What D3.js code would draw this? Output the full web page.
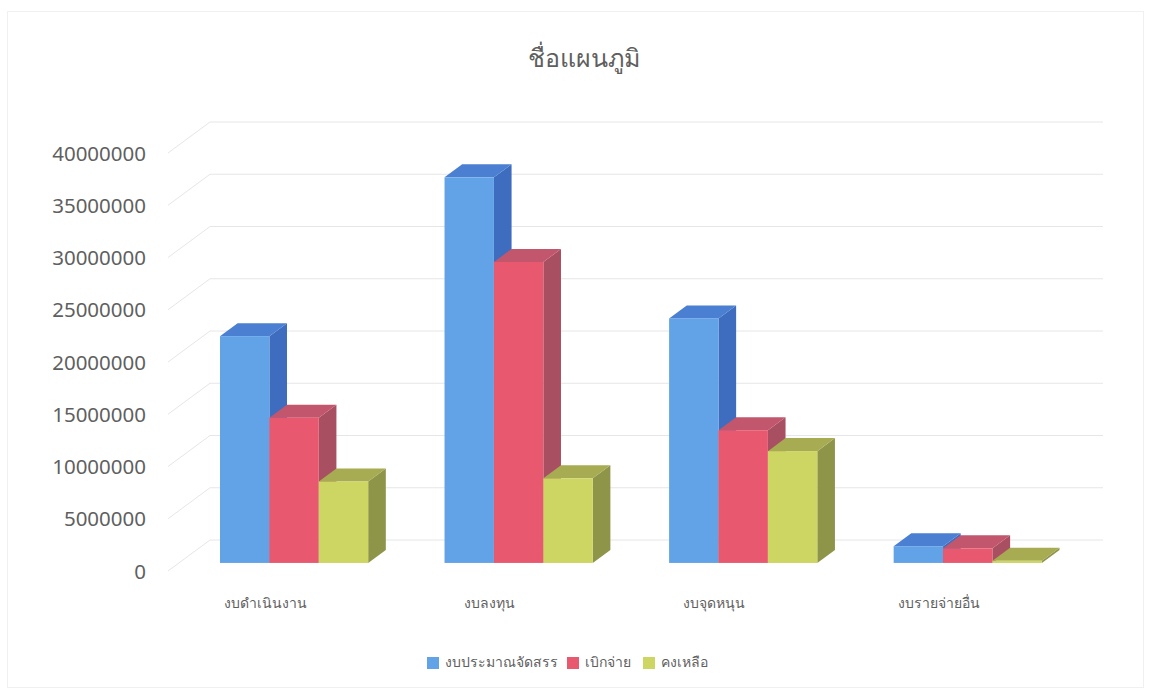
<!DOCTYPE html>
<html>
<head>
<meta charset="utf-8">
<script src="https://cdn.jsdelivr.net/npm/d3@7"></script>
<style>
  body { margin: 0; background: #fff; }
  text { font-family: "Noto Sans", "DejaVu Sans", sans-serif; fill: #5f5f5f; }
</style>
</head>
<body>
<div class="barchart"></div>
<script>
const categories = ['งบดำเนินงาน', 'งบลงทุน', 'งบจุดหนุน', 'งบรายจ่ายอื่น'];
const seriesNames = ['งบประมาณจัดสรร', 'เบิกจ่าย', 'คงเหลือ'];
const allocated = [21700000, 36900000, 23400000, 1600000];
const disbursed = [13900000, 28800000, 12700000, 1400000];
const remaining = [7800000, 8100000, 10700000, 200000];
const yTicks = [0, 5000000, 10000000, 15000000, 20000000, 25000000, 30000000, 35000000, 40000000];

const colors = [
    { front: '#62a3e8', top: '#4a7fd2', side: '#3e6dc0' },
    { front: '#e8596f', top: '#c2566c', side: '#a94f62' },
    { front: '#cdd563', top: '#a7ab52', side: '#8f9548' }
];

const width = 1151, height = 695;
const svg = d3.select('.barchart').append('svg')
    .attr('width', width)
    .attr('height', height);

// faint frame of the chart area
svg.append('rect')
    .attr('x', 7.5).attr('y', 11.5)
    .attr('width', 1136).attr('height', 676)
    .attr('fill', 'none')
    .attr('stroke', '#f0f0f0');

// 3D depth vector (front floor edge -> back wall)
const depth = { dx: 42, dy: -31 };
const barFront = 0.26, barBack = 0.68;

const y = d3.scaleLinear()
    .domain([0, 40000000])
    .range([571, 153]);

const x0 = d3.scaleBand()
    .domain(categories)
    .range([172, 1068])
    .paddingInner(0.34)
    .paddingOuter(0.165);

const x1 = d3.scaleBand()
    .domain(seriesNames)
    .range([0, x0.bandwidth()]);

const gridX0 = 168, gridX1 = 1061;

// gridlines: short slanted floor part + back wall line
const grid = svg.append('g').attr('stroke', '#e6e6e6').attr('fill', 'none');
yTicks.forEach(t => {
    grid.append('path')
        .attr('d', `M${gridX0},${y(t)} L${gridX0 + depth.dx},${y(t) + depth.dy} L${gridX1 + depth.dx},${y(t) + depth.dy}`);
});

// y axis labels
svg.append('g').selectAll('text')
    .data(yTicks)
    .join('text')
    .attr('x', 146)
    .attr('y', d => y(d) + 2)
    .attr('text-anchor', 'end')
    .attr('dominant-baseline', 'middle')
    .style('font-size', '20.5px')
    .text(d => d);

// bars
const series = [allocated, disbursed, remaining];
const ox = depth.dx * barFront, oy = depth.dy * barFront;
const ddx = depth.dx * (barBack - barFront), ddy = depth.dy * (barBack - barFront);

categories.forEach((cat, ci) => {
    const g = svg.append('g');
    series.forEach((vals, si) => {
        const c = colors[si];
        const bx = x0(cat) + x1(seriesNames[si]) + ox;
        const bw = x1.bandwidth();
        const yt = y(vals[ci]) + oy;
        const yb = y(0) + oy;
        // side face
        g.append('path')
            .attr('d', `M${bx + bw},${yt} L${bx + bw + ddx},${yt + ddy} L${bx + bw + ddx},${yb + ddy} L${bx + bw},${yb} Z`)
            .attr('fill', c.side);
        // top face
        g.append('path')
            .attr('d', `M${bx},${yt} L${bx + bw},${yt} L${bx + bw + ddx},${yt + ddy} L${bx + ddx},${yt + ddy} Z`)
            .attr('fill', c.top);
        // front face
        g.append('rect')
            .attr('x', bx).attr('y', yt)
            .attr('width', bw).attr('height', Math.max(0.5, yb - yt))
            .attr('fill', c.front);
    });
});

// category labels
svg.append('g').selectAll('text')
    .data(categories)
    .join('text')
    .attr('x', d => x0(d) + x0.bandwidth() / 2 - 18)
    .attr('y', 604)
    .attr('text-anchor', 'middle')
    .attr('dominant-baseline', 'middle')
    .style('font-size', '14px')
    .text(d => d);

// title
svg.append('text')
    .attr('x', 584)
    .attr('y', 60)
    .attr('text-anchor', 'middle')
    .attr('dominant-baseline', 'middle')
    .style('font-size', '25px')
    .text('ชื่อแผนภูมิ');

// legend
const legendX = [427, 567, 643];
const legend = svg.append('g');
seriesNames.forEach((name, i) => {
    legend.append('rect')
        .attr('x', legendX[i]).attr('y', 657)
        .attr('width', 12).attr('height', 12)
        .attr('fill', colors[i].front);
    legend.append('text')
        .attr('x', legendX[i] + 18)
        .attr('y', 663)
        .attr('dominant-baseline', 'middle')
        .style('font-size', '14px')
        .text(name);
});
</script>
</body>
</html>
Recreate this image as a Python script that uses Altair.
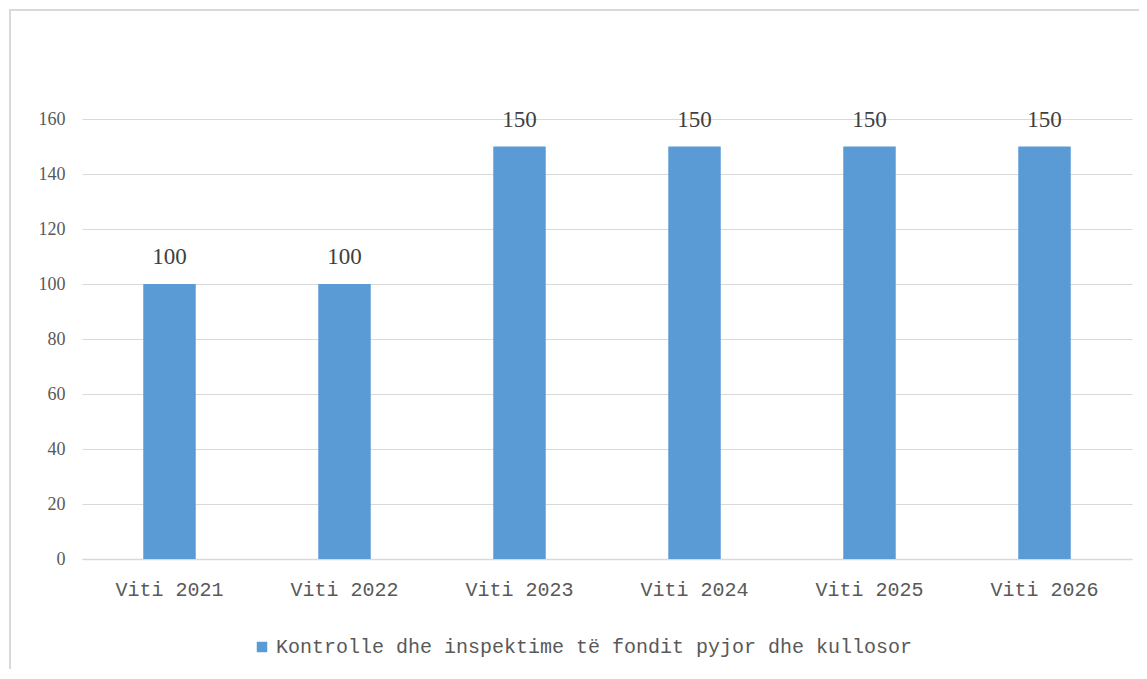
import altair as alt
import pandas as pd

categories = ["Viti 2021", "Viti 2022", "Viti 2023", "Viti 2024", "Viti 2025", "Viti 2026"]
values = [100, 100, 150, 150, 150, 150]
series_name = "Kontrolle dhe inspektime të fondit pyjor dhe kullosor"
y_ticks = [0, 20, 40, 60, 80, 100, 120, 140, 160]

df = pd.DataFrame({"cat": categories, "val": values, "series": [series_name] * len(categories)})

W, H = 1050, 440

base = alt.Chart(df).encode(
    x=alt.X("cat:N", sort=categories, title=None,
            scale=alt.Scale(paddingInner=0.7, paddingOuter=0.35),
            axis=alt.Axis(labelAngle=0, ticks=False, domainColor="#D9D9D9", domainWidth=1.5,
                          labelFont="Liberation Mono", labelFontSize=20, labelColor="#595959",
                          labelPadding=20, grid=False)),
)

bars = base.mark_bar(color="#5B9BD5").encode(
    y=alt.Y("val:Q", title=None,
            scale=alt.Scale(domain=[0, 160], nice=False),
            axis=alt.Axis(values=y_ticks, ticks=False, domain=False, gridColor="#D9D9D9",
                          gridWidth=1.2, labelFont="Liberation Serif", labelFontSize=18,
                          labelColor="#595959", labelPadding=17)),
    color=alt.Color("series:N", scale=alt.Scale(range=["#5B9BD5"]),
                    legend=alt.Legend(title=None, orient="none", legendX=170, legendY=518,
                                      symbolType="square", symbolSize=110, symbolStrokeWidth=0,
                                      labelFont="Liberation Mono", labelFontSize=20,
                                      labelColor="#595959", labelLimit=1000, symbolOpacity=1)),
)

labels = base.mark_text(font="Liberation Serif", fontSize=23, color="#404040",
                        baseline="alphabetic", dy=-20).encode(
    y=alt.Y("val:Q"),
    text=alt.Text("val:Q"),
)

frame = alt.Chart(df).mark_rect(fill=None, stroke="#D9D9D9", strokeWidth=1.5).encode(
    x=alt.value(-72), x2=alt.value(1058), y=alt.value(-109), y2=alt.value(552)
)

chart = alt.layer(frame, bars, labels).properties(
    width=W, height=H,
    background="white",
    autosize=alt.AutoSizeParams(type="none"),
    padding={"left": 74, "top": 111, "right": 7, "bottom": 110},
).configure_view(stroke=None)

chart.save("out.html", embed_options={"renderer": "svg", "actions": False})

====

REQUEST
The data above needs to be retyped exactly, with the images left out.

ANSWER TO THE TASK
What D3.js code would draw this? Output the full web page.
<!DOCTYPE html>
<html>
<head>
<meta charset="utf-8">
<script src="https://cdn.jsdelivr.net/npm/d3@7"></script>
<style>
  body { margin: 0; background: #fff; }
  text { font-family: "Noto Sans", "DejaVu Sans", sans-serif; fill: #5f5f5f; }
</style>
</head>
<body>
<div class="barchart"></div>
<script>
const categories = ['งบดำเนินงาน', 'งบลงทุน', 'งบจุดหนุน', 'งบรายจ่ายอื่น'];
const seriesNames = ['งบประมาณจัดสรร', 'เบิกจ่าย', 'คงเหลือ'];
const allocated = [21700000, 36900000, 23400000, 1600000];
const disbursed = [13900000, 28800000, 12700000, 1400000];
const remaining = [7800000, 8100000, 10700000, 200000];
const yTicks = [0, 5000000, 10000000, 15000000, 20000000, 25000000, 30000000, 35000000, 40000000];

const colors = [
    { front: '#62a3e8', top: '#4a7fd2', side: '#3e6dc0' },
    { front: '#e8596f', top: '#c2566c', side: '#a94f62' },
    { front: '#cdd563', top: '#a7ab52', side: '#8f9548' }
];

const width = 1151, height = 695;
const svg = d3.select('.barchart').append('svg')
    .attr('width', width)
    .attr('height', height);

// faint frame of the chart area
svg.append('rect')
    .attr('x', 7.5).attr('y', 11.5)
    .attr('width', 1136).attr('height', 676)
    .attr('fill', 'none')
    .attr('stroke', '#f0f0f0');

// 3D depth vector (front floor edge -> back wall)
const depth = { dx: 42, dy: -31 };
const barFront = 0.26, barBack = 0.68;

const y = d3.scaleLinear()
    .domain([0, 40000000])
    .range([571, 153]);

const x0 = d3.scaleBand()
    .domain(categories)
    .range([172, 1068])
    .paddingInner(0.34)
    .paddingOuter(0.165);

const x1 = d3.scaleBand()
    .domain(seriesNames)
    .range([0, x0.bandwidth()]);

const gridX0 = 168, gridX1 = 1061;

// gridlines: short slanted floor part + back wall line
const grid = svg.append('g').attr('stroke', '#e6e6e6').attr('fill', 'none');
yTicks.forEach(t => {
    grid.append('path')
        .attr('d', `M${gridX0},${y(t)} L${gridX0 + depth.dx},${y(t) + depth.dy} L${gridX1 + depth.dx},${y(t) + depth.dy}`);
});

// y axis labels
svg.append('g').selectAll('text')
    .data(yTicks)
    .join('text')
    .attr('x', 146)
    .attr('y', d => y(d) + 2)
    .attr('text-anchor', 'end')
    .attr('dominant-baseline', 'middle')
    .style('font-size', '20.5px')
    .text(d => d);

// bars
const series = [allocated, disbursed, remaining];
const ox = depth.dx * barFront, oy = depth.dy * barFront;
const ddx = depth.dx * (barBack - barFront), ddy = depth.dy * (barBack - barFront);

categories.forEach((cat, ci) => {
    const g = svg.append('g');
    series.forEach((vals, si) => {
        const c = colors[si];
        const bx = x0(cat) + x1(seriesNames[si]) + ox;
        const bw = x1.bandwidth();
        const yt = y(vals[ci]) + oy;
        const yb = y(0) + oy;
        // side face
        g.append('path')
            .attr('d', `M${bx + bw},${yt} L${bx + bw + ddx},${yt + ddy} L${bx + bw + ddx},${yb + ddy} L${bx + bw},${yb} Z`)
            .attr('fill', c.side);
        // top face
        g.append('path')
            .attr('d', `M${bx},${yt} L${bx + bw},${yt} L${bx + bw + ddx},${yt + ddy} L${bx + ddx},${yt + ddy} Z`)
            .attr('fill', c.top);
        // front face
        g.append('rect')
            .attr('x', bx).attr('y', yt)
            .attr('width', bw).attr('height', Math.max(0.5, yb - yt))
            .attr('fill', c.front);
    });
});

// category labels
svg.append('g').selectAll('text')
    .data(categories)
    .join('text')
    .attr('x', d => x0(d) + x0.bandwidth() / 2 - 18)
    .attr('y', 604)
    .attr('text-anchor', 'middle')
    .attr('dominant-baseline', 'middle')
    .style('font-size', '14px')
    .text(d => d);

// title
svg.append('text')
    .attr('x', 584)
    .attr('y', 60)
    .attr('text-anchor', 'middle')
    .attr('dominant-baseline', 'middle')
    .style('font-size', '25px')
    .text('ชื่อแผนภูมิ');

// legend
const legendX = [427, 567, 643];
const legend = svg.append('g');
seriesNames.forEach((name, i) => {
    legend.append('rect')
        .attr('x', legendX[i]).attr('y', 657)
        .attr('width', 12).attr('height', 12)
        .attr('fill', colors[i].front);
    legend.append('text')
        .attr('x', legendX[i] + 18)
        .attr('y', 663)
        .attr('dominant-baseline', 'middle')
        .style('font-size', '14px')
        .text(name);
});
</script>
</body>
</html>
Recreate this image as a Python script that uses Altair.
import altair as alt
import pandas as pd

categories = ["Viti 2021", "Viti 2022", "Viti 2023", "Viti 2024", "Viti 2025", "Viti 2026"]
values = [100, 100, 150, 150, 150, 150]
series_name = "Kontrolle dhe inspektime të fondit pyjor dhe kullosor"
y_ticks = [0, 20, 40, 60, 80, 100, 120, 140, 160]

df = pd.DataFrame({"cat": categories, "val": values, "series": [series_name] * len(categories)})

W, H = 1050, 440

base = alt.Chart(df).encode(
    x=alt.X("cat:N", sort=categories, title=None,
            scale=alt.Scale(paddingInner=0.7, paddingOuter=0.35),
            axis=alt.Axis(labelAngle=0, ticks=False, domainColor="#D9D9D9", domainWidth=1.5,
                          labelFont="Liberation Mono", labelFontSize=20, labelColor="#595959",
                          labelPadding=20, grid=False)),
)

bars = base.mark_bar(color="#5B9BD5").encode(
    y=alt.Y("val:Q", title=None,
            scale=alt.Scale(domain=[0, 160], nice=False),
            axis=alt.Axis(values=y_ticks, ticks=False, domain=False, gridColor="#D9D9D9",
                          gridWidth=1.2, labelFont="Liberation Serif", labelFontSize=18,
                          labelColor="#595959", labelPadding=17)),
    color=alt.Color("series:N", scale=alt.Scale(range=["#5B9BD5"]),
                    legend=alt.Legend(title=None, orient="none", legendX=170, legendY=518,
                                      symbolType="square", symbolSize=110, symbolStrokeWidth=0,
                                      labelFont="Liberation Mono", labelFontSize=20,
                                      labelColor="#595959", labelLimit=1000, symbolOpacity=1)),
)

labels = base.mark_text(font="Liberation Serif", fontSize=23, color="#404040",
                        baseline="alphabetic", dy=-20).encode(
    y=alt.Y("val:Q"),
    text=alt.Text("val:Q"),
)

frame = alt.Chart(df).mark_rect(fill=None, stroke="#D9D9D9", strokeWidth=1.5).encode(
    x=alt.value(-72), x2=alt.value(1058), y=alt.value(-109), y2=alt.value(552)
)

chart = alt.layer(frame, bars, labels).properties(
    width=W, height=H,
    background="white",
    autosize=alt.AutoSizeParams(type="none"),
    padding={"left": 74, "top": 111, "right": 7, "bottom": 110},
).configure_view(stroke=None)

chart.save("out.html", embed_options={"renderer": "svg", "actions": False})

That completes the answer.